— BEGIN —

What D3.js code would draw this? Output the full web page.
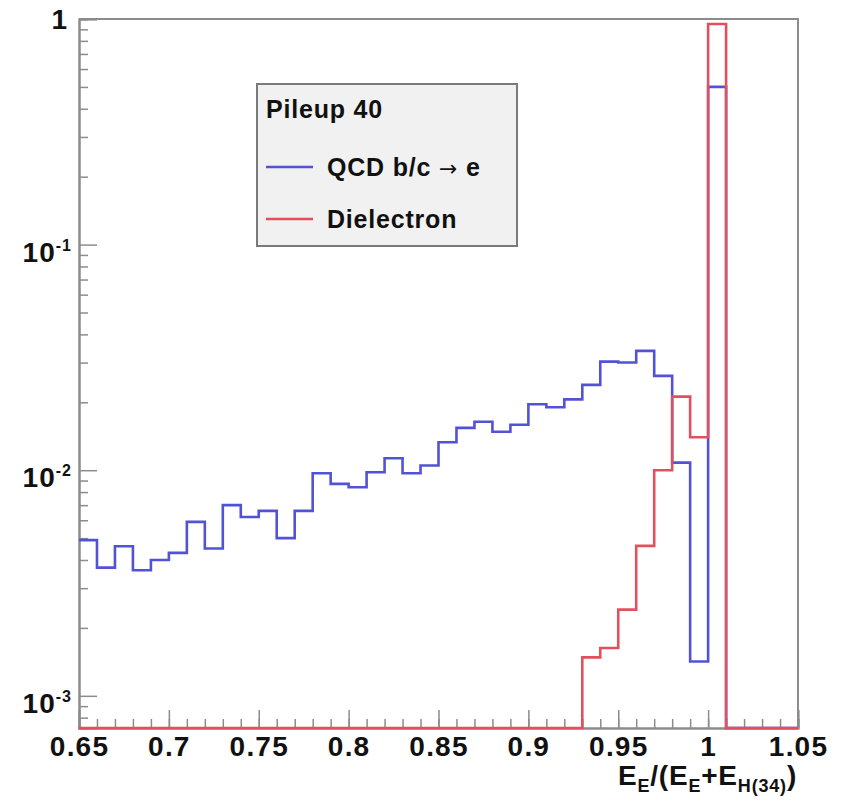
<!DOCTYPE html>
<html>
<head>
<meta charset="utf-8">
<script src="https://cdn.jsdelivr.net/npm/d3@7"></script>
<style>
  html, body { margin: 0; padding: 0; background: #ffffff; }
  svg { display: block; font-family: "Liberation Sans", Arial, Helvetica, sans-serif; font-weight: bold; }
</style>
</head>
<body>
<svg id="chart" width="848" height="805"></svg>
<script>
// ---- data ----
const binLowEdges = [0.65,0.66,0.67,0.68,0.69,0.70,0.71,0.72,0.73,0.74,
                     0.75,0.76,0.77,0.78,0.79,0.80,0.81,0.82,0.83,0.84,
                     0.85,0.86,0.87,0.88,0.89,0.90,0.91,0.92,0.93,0.94,
                     0.95,0.96,0.97,0.98,0.99,1.00,1.01,1.02,1.03,1.04];
const binWidth = 0.01;
const qcdValues = [0.0049,0.0037,0.0046,0.0036,0.0040,0.0043,0.0059,0.0045,0.0070,0.0062,
                   0.0066,0.0050,0.0066,0.0097,0.0087,0.0084,0.0098,0.0113,0.0097,0.0105,
                   0.0133,0.0154,0.0164,0.0148,0.0159,0.0196,0.0190,0.0206,0.0239,0.0303,
                   0.0300,0.0338,0.0262,0.0108,0.00142,0.50,0,0,0,0];
const dielectronValues = [0,0,0,0,0,0,0,0,0,0,
                          0,0,0,0,0,0,0,0,0,0,
                          0,0,0,0,0,0,0,0,0.00148,0.00163,
                          0.00241,0.00462,0.0100,0.0212,0.0140,0.95,0,0,0,0];
const xTickLabels = ["0.65","0.7","0.75","0.8","0.85","0.9","0.95","1","1.05"];
const xMajorTicks = [0.65,0.70,0.75,0.80,0.85,0.90,0.95,1.00,1.05];
const yMajorTicks = [1, 0.1, 0.01, 0.001];
const yTickExponents = ["0", "-1", "-2", "-3"];
const legendTitle = "Pileup 40";
const seriesNames = [["QCD b/c ", "\u2192", " e"], ["Dielectron"]];
const seriesColors = ["#5252d8", "#e2505e"];

// ---- layout ----
const L = 79, R = 798, T = 19, B = 728;
const xDomain = [0.65, 1.05];
const yDomain = [7.2e-4, 1];
const axisColor = "#8c8c8c";

const svg = d3.select("#chart");
const x = d3.scaleLinear().domain(xDomain).range([L, R]);
const y = d3.scaleLog().domain(yDomain).range([B, T]);

svg.append("defs").append("clipPath").attr("id", "plotclip")
  .append("rect").attr("x", L).attr("y", T - 2).attr("width", R - L).attr("height", B - T + 4);

// frame (top, right)
svg.append("path")
  .attr("d", `M${L},${T}H${R}V${B}`)
  .attr("fill", "none").attr("stroke", axisColor).attr("stroke-width", 2);

// histograms
function stepPoints(values) {
  const pts = [];
  values.forEach((v, i) => {
    pts.push({x: binLowEdges[i], v: v});
    pts.push({x: binLowEdges[i] + binWidth, v: v});
  });
  return pts;
}
const line = d3.line()
  .x(d => x(d.x))
  .y(d => y(Math.max(d.v, yDomain[0])));

const plot = svg.append("g").attr("clip-path", "url(#plotclip)");
[qcdValues, dielectronValues].forEach((vals, i) => {
  plot.append("path")
    .attr("d", line(stepPoints(vals)))
    .attr("fill", "none")
    .attr("stroke", seriesColors[i])
    .attr("stroke-width", 2.6)
    .attr("stroke-linejoin", "miter");
});

// y axis
const yMinor = [];
for (let e = -4; e <= 0; e++) {
  for (let m = 2; m <= 9; m++) {
    const v = m * Math.pow(10, e);
    if (v >= yDomain[0] && v <= yDomain[1]) yMinor.push(v);
  }
}
const yAxisMinor = svg.append("g").attr("transform", `translate(${L},0)`)
  .call(d3.axisLeft(y).tickValues(yMinor).tickSize(-9).tickFormat(""));
const yAxisMajor = svg.append("g").attr("transform", `translate(${L},0)`)
  .call(d3.axisLeft(y).tickValues(yMajorTicks).tickSize(-18).tickFormat(""));
[yAxisMinor, yAxisMajor].forEach(g => {
  g.selectAll("path").attr("stroke", axisColor).attr("stroke-width", 2);
  g.selectAll("line").attr("stroke", axisColor).attr("stroke-width", 1.5);
});
// y labels
yMajorTicks.forEach((v, i) => {
  const yy = y(v);
  if (v === 1) {
    svg.append("text").attr("x", 67).attr("y", yy + 10)
      .attr("text-anchor", "end").attr("font-size", 28).attr("fill", "#111")
      .text("1");
  } else {
    const t = svg.append("text").attr("x", 72).attr("y", yy + 17)
      .attr("text-anchor", "end").attr("font-size", 28).attr("fill", "#111")
      .attr("letter-spacing", 1);
    t.append("tspan").text("10");
    t.append("tspan").attr("font-size", 16).attr("dy", -11).text(yTickExponents[i]);
  }
});

// x axis
const xMinor = d3.range(0, 41).map(i => 0.65 + i * 0.01);
const xAxisMinor = svg.append("g").attr("transform", `translate(0,${B})`)
  .call(d3.axisBottom(x).tickValues(xMinor).tickSize(-9).tickFormat(""));
const xAxisMajor = svg.append("g").attr("transform", `translate(0,${B})`)
  .call(d3.axisBottom(x).tickValues(xMajorTicks).tickSize(-18)
    .tickFormat((d, i) => xTickLabels[i]).tickPadding(28));
[xAxisMinor, xAxisMajor].forEach(g => {
  g.selectAll("path").attr("stroke", axisColor).attr("stroke-width", 2);
  g.selectAll("line").attr("stroke", axisColor).attr("stroke-width", 1.5);
});
xAxisMajor.selectAll("text")
  .attr("font-size", 28).attr("font-family", "Liberation Sans, Arial, sans-serif")
  .attr("font-weight", "bold").attr("fill", "#111").attr("dy", null).attr("y", 28)
  .attr("letter-spacing", 1.2);

// zero-bins run along the frame bottom, drawn over the axis line
plot.raise();

// x title
const xt = svg.append("text").attr("x", 797).attr("y", 785)
  .attr("text-anchor", "end").attr("font-size", 28).attr("fill", "#111")
  .attr("letter-spacing", 0.8);
xt.append("tspan").text("E");
xt.append("tspan").attr("font-size", 18).attr("dy", 7).text("E");
xt.append("tspan").attr("dy", -7).text("/(E");
xt.append("tspan").attr("font-size", 18).attr("dy", 7).text("E");
xt.append("tspan").attr("dy", -7).text("+E");
xt.append("tspan").attr("font-size", 18).attr("dy", 7).text("H(34)");
xt.append("tspan").attr("dy", -7).text(")");

// legend
const lg = svg.append("g");
lg.append("rect").attr("x", 257).attr("y", 84).attr("width", 260).attr("height", 162)
  .attr("fill", "#f1f1f1").attr("stroke", "#7a7a7a").attr("stroke-width", 2);
lg.append("text").attr("x", 266).attr("y", 118).attr("font-size", 25).attr("fill", "#111")
  .attr("letter-spacing", 0.8).text(legendTitle);
const legendRows = [167, 219];
seriesNames.forEach((parts, i) => {
  lg.append("line").attr("x1", 266).attr("x2", 313)
    .attr("y1", legendRows[i]).attr("y2", legendRows[i])
    .attr("stroke", seriesColors[i]).attr("stroke-width", 2.6);
  const t = lg.append("text").attr("x", 327).attr("y", legendRows[i] + 9)
    .attr("font-size", 25).attr("fill", "#111").attr("letter-spacing", 0.8);
  parts.forEach(p => {
    const s = t.append("tspan").text(p);
    if (p === "\u2192") s.attr("font-family", "DejaVu Sans").attr("font-weight", "normal").attr("font-size", 22);
  });
});
</script>
</body>
</html>
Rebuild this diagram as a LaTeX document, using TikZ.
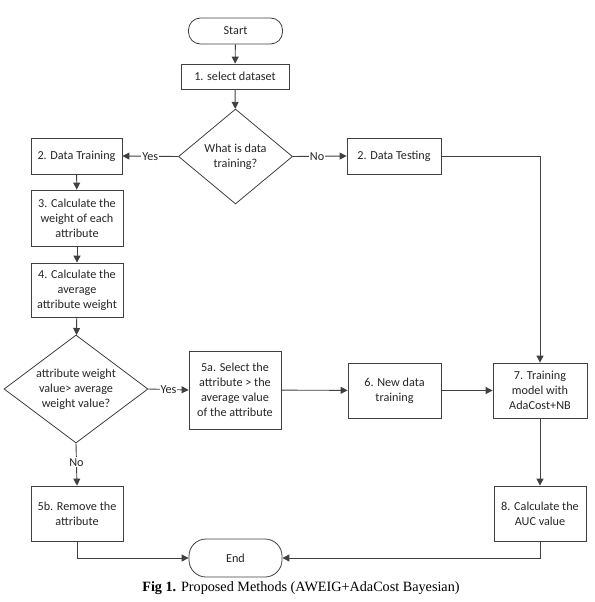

— END —

__Work to do__: Pictures are excluded; copy every other part of the records exactly.

__Answer to the task__:
What D3.js code would draw this? Output the full web page.
<!DOCTYPE html>
<html>
<head>
<meta charset="utf-8">
<script src="https://cdn.jsdelivr.net/npm/d3@7"></script>
<style>
  html, body { margin: 0; padding: 0; background: #ffffff; }
  svg { display: block; font-family: "Liberation Sans", Arial, Helvetica, sans-serif; font-weight: bold; }
</style>
</head>
<body>
<svg id="chart" width="848" height="805"></svg>
<script>
// ---- data ----
const binLowEdges = [0.65,0.66,0.67,0.68,0.69,0.70,0.71,0.72,0.73,0.74,
                     0.75,0.76,0.77,0.78,0.79,0.80,0.81,0.82,0.83,0.84,
                     0.85,0.86,0.87,0.88,0.89,0.90,0.91,0.92,0.93,0.94,
                     0.95,0.96,0.97,0.98,0.99,1.00,1.01,1.02,1.03,1.04];
const binWidth = 0.01;
const qcdValues = [0.0049,0.0037,0.0046,0.0036,0.0040,0.0043,0.0059,0.0045,0.0070,0.0062,
                   0.0066,0.0050,0.0066,0.0097,0.0087,0.0084,0.0098,0.0113,0.0097,0.0105,
                   0.0133,0.0154,0.0164,0.0148,0.0159,0.0196,0.0190,0.0206,0.0239,0.0303,
                   0.0300,0.0338,0.0262,0.0108,0.00142,0.50,0,0,0,0];
const dielectronValues = [0,0,0,0,0,0,0,0,0,0,
                          0,0,0,0,0,0,0,0,0,0,
                          0,0,0,0,0,0,0,0,0.00148,0.00163,
                          0.00241,0.00462,0.0100,0.0212,0.0140,0.95,0,0,0,0];
const xTickLabels = ["0.65","0.7","0.75","0.8","0.85","0.9","0.95","1","1.05"];
const xMajorTicks = [0.65,0.70,0.75,0.80,0.85,0.90,0.95,1.00,1.05];
const yMajorTicks = [1, 0.1, 0.01, 0.001];
const yTickExponents = ["0", "-1", "-2", "-3"];
const legendTitle = "Pileup 40";
const seriesNames = [["QCD b/c ", "\u2192", " e"], ["Dielectron"]];
const seriesColors = ["#5252d8", "#e2505e"];

// ---- layout ----
const L = 79, R = 798, T = 19, B = 728;
const xDomain = [0.65, 1.05];
const yDomain = [7.2e-4, 1];
const axisColor = "#8c8c8c";

const svg = d3.select("#chart");
const x = d3.scaleLinear().domain(xDomain).range([L, R]);
const y = d3.scaleLog().domain(yDomain).range([B, T]);

svg.append("defs").append("clipPath").attr("id", "plotclip")
  .append("rect").attr("x", L).attr("y", T - 2).attr("width", R - L).attr("height", B - T + 4);

// frame (top, right)
svg.append("path")
  .attr("d", `M${L},${T}H${R}V${B}`)
  .attr("fill", "none").attr("stroke", axisColor).attr("stroke-width", 2);

// histograms
function stepPoints(values) {
  const pts = [];
  values.forEach((v, i) => {
    pts.push({x: binLowEdges[i], v: v});
    pts.push({x: binLowEdges[i] + binWidth, v: v});
  });
  return pts;
}
const line = d3.line()
  .x(d => x(d.x))
  .y(d => y(Math.max(d.v, yDomain[0])));

const plot = svg.append("g").attr("clip-path", "url(#plotclip)");
[qcdValues, dielectronValues].forEach((vals, i) => {
  plot.append("path")
    .attr("d", line(stepPoints(vals)))
    .attr("fill", "none")
    .attr("stroke", seriesColors[i])
    .attr("stroke-width", 2.6)
    .attr("stroke-linejoin", "miter");
});

// y axis
const yMinor = [];
for (let e = -4; e <= 0; e++) {
  for (let m = 2; m <= 9; m++) {
    const v = m * Math.pow(10, e);
    if (v >= yDomain[0] && v <= yDomain[1]) yMinor.push(v);
  }
}
const yAxisMinor = svg.append("g").attr("transform", `translate(${L},0)`)
  .call(d3.axisLeft(y).tickValues(yMinor).tickSize(-9).tickFormat(""));
const yAxisMajor = svg.append("g").attr("transform", `translate(${L},0)`)
  .call(d3.axisLeft(y).tickValues(yMajorTicks).tickSize(-18).tickFormat(""));
[yAxisMinor, yAxisMajor].forEach(g => {
  g.selectAll("path").attr("stroke", axisColor).attr("stroke-width", 2);
  g.selectAll("line").attr("stroke", axisColor).attr("stroke-width", 1.5);
});
// y labels
yMajorTicks.forEach((v, i) => {
  const yy = y(v);
  if (v === 1) {
    svg.append("text").attr("x", 67).attr("y", yy + 10)
      .attr("text-anchor", "end").attr("font-size", 28).attr("fill", "#111")
      .text("1");
  } else {
    const t = svg.append("text").attr("x", 72).attr("y", yy + 17)
      .attr("text-anchor", "end").attr("font-size", 28).attr("fill", "#111")
      .attr("letter-spacing", 1);
    t.append("tspan").text("10");
    t.append("tspan").attr("font-size", 16).attr("dy", -11).text(yTickExponents[i]);
  }
});

// x axis
const xMinor = d3.range(0, 41).map(i => 0.65 + i * 0.01);
const xAxisMinor = svg.append("g").attr("transform", `translate(0,${B})`)
  .call(d3.axisBottom(x).tickValues(xMinor).tickSize(-9).tickFormat(""));
const xAxisMajor = svg.append("g").attr("transform", `translate(0,${B})`)
  .call(d3.axisBottom(x).tickValues(xMajorTicks).tickSize(-18)
    .tickFormat((d, i) => xTickLabels[i]).tickPadding(28));
[xAxisMinor, xAxisMajor].forEach(g => {
  g.selectAll("path").attr("stroke", axisColor).attr("stroke-width", 2);
  g.selectAll("line").attr("stroke", axisColor).attr("stroke-width", 1.5);
});
xAxisMajor.selectAll("text")
  .attr("font-size", 28).attr("font-family", "Liberation Sans, Arial, sans-serif")
  .attr("font-weight", "bold").attr("fill", "#111").attr("dy", null).attr("y", 28)
  .attr("letter-spacing", 1.2);

// zero-bins run along the frame bottom, drawn over the axis line
plot.raise();

// x title
const xt = svg.append("text").attr("x", 797).attr("y", 785)
  .attr("text-anchor", "end").attr("font-size", 28).attr("fill", "#111")
  .attr("letter-spacing", 0.8);
xt.append("tspan").text("E");
xt.append("tspan").attr("font-size", 18).attr("dy", 7).text("E");
xt.append("tspan").attr("dy", -7).text("/(E");
xt.append("tspan").attr("font-size", 18).attr("dy", 7).text("E");
xt.append("tspan").attr("dy", -7).text("+E");
xt.append("tspan").attr("font-size", 18).attr("dy", 7).text("H(34)");
xt.append("tspan").attr("dy", -7).text(")");

// legend
const lg = svg.append("g");
lg.append("rect").attr("x", 257).attr("y", 84).attr("width", 260).attr("height", 162)
  .attr("fill", "#f1f1f1").attr("stroke", "#7a7a7a").attr("stroke-width", 2);
lg.append("text").attr("x", 266).attr("y", 118).attr("font-size", 25).attr("fill", "#111")
  .attr("letter-spacing", 0.8).text(legendTitle);
const legendRows = [167, 219];
seriesNames.forEach((parts, i) => {
  lg.append("line").attr("x1", 266).attr("x2", 313)
    .attr("y1", legendRows[i]).attr("y2", legendRows[i])
    .attr("stroke", seriesColors[i]).attr("stroke-width", 2.6);
  const t = lg.append("text").attr("x", 327).attr("y", legendRows[i] + 9)
    .attr("font-size", 25).attr("fill", "#111").attr("letter-spacing", 0.8);
  parts.forEach(p => {
    const s = t.append("tspan").text(p);
    if (p === "\u2192") s.attr("font-family", "DejaVu Sans").attr("font-weight", "normal").attr("font-size", 22);
  });
});
</script>
</body>
</html>
Rebuild this diagram as a LaTeX document, using TikZ.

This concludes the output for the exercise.